The Car and Truck Fleet and Leasing Management Magazine

American Petroleum Institute Informs Congress on Current Petroleum Situation

May 30, 2002

A letter to the members of Congress gave the American Petroleum Institute (API) view of the current energy situation at the start of the summer season. The first point API made was that there is an adequate supply of gasoline as the U.S. heads into the summer driving season. They noted that refiners have produced a record amount of gasoline over the past five months, and gasoline inventories stand 5 percent higher than they were last year at this time. The API also noted that during the past six weeks, retail gasoline prices have stabilized and even declined in some areas. According to the Department of Energy (DOE), prices in all major regions of the country are down substantially from a year ago, averaging 29 cents per gallon lower for the country as a whole. The steep rise in gasoline prices during March and April reflected higher crude oil prices, which are a major factor influencing the price of gasoline. World crude oil prices have risen sharply since the beginning of the year, as major producing countries have restricted production and world economic activity has increased demand. Recent crude prices have averaged more than 50 percent higher than they were in mid-January.
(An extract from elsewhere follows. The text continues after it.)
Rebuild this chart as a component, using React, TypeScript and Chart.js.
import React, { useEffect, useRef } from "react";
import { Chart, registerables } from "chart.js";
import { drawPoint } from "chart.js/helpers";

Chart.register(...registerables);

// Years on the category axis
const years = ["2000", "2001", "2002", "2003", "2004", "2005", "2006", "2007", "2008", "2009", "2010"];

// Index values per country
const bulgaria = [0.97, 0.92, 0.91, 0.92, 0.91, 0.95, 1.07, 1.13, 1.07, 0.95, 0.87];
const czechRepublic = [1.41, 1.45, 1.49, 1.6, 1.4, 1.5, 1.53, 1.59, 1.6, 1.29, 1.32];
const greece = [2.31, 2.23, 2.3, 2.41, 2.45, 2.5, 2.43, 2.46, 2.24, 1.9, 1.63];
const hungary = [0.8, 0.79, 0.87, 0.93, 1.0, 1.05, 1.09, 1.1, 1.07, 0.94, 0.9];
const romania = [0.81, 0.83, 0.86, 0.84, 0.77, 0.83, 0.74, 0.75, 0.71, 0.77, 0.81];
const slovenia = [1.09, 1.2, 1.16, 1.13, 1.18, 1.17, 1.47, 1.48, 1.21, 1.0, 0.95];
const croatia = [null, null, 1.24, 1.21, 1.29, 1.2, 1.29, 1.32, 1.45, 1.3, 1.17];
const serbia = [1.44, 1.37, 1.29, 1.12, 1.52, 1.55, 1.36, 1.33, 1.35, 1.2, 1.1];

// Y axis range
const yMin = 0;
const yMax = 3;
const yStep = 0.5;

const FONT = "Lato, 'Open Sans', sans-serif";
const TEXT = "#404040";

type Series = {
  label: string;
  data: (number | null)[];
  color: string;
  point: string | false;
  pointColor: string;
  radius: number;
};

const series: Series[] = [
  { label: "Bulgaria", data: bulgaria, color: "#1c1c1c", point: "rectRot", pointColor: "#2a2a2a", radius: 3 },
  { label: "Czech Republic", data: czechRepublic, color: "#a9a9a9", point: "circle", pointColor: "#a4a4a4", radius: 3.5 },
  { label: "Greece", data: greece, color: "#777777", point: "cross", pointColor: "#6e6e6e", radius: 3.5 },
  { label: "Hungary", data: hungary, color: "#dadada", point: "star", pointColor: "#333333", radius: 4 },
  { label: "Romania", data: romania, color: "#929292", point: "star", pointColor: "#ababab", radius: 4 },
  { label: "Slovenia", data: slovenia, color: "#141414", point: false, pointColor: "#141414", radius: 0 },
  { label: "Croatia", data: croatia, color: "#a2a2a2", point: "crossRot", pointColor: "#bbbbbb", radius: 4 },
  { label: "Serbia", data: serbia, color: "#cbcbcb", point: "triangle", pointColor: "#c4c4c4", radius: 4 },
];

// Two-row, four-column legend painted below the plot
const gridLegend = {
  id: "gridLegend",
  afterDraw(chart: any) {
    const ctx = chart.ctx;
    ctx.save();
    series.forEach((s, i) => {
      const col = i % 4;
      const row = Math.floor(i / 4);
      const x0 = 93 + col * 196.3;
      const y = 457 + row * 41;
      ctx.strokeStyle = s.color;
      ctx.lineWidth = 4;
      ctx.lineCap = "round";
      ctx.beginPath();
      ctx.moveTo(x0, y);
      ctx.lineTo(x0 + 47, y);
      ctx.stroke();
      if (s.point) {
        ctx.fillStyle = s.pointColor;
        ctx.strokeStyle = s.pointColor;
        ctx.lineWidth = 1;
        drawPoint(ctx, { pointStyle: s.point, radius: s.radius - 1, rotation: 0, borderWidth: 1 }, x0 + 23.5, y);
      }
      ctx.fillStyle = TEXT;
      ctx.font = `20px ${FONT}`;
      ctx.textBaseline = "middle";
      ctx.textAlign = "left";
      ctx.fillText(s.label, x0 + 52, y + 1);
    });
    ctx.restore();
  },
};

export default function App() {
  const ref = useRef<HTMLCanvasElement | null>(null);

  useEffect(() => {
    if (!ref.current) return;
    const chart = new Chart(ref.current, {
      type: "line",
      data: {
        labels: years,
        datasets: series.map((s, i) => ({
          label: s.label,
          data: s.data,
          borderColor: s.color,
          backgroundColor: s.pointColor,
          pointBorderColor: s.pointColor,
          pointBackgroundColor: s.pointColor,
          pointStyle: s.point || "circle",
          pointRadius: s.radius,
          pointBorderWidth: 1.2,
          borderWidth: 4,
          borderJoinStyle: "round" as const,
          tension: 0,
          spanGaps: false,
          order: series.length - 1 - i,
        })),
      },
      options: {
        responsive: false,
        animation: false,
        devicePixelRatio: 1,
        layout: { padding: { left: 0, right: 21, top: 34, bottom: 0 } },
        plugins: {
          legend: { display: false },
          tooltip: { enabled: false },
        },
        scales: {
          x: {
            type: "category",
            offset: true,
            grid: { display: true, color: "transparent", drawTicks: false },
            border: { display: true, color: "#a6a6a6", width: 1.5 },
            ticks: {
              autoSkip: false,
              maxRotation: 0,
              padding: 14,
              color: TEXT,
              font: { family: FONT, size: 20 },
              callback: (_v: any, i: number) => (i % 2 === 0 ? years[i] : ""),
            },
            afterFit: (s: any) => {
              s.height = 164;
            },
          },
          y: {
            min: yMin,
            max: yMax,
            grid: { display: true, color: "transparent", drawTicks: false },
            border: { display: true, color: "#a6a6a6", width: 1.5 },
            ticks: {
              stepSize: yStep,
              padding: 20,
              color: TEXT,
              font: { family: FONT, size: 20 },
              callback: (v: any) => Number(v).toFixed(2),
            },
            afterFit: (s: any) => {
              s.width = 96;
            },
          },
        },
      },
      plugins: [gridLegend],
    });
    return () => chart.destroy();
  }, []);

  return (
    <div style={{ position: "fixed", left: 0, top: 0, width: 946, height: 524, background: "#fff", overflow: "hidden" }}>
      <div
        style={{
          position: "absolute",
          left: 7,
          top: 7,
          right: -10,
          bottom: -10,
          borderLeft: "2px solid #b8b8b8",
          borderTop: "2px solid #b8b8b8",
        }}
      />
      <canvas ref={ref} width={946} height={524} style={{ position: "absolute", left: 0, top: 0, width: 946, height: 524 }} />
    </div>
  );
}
The letter continued to state that although current supplies are adequate, potential disruptions could still affect gasoline supplies for consumers. API notes that the current patchwork of gasoline specifications across the country limit refiners’ flexibility to shift supplies to where they are most needed, and limited spare refining capacity reduces the ability of the market to respond quickly to unexpected outages or demand surges. API’s letter concluded with some good news — domestic crude oil production has increased by almost 2 percent this year. The reason is that the industry is using new technologies to find and recover more domestic oil and gas reserves. The natural declines in existing oil fields have been offset by new production from the deepwater offshore fields and in Alaska, where new technologies have allowed development of hitherto unavailable or uneconomic resources. Offshore waters and Alaska together now account for nearly half of U.S. oil production.